Wednesday, September 6, 2006 10:29 PM

Bushed Again

Greenwald hits all the major points spot on.

The public had begun to doubt that anyone being held at Gitmo was actually a terrorist and had expressed its relief that SCOTUS was finally putting some muscle back into the separation of powers. Bush has tanked in his popularity and in the perception of his competence.

What else could they do? They had to either produce a miracle in Iraq, arm wrestle Ahmadinejad into submission, or produce the head of Bin Laden on a silver platter. Since they, after all, are truly incompetent -- not just putting on a show to lure Democrats into a false sense of security -- they had to conjure an illusion to capture the attention of the public and rally the Republican base.

The illusion is that Gitmo will now house some real terrorists, who will genuinely deserve to be prosecuted in a kangaroo court. When Democrats object to giving Bush the power to convict the terrorists through such sleight of hand as hearsay testimony, secret evidence, and hog-tied defense attorneys, Bush and his assassins will pounce on them.

We are heading straight down the same cynical path that we've trod so many times before. Any ideas how we can avoid the same outcome, this November?

Saturday, September 9, 2006 12:50 AM
Original article: What we lost

Anniversary Fatigue?

There is something unsettling about the phrase "anniversary fatigue." It rattles me.

The word "anniversary" conjures in me memories of candle-lit celebrations. Generally, it is a comforting word, a token of remembrance, a salutation -- a gentle, wistful smile of a word.

Used in connection with 9/11, the whole concept seems, somehow, unclean and inappropriate.

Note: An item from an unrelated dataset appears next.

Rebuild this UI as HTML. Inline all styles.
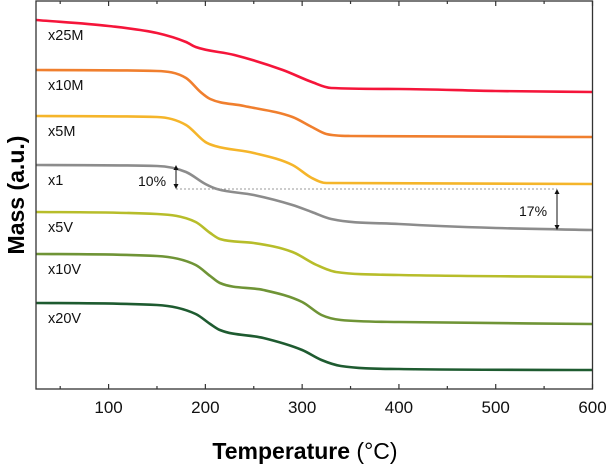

There can be no celebration, no solace, no warm touch.

We all contemplate death in our own ways. We live with absence and emptiness, sometimes cursing and sometimes crying. We shoulder a burden, sometimes well and sometimes not. Some of us are crushed by the load. Others become emboldened and strong. But fatigued? No.

There is a sacred duty to loving those who have died. It can even become a kind of comforting ritual, but it does not have a day or an hour. It is worn like air -- everywhere, essential and unnoticed.

What is demanded of us in these public displays of memorial pomp is not reverence, not honor, not even allegiance. What is demanded is anger, hate and vengeance.

Of the annual stoking of these, I am indeed greatly fatigued.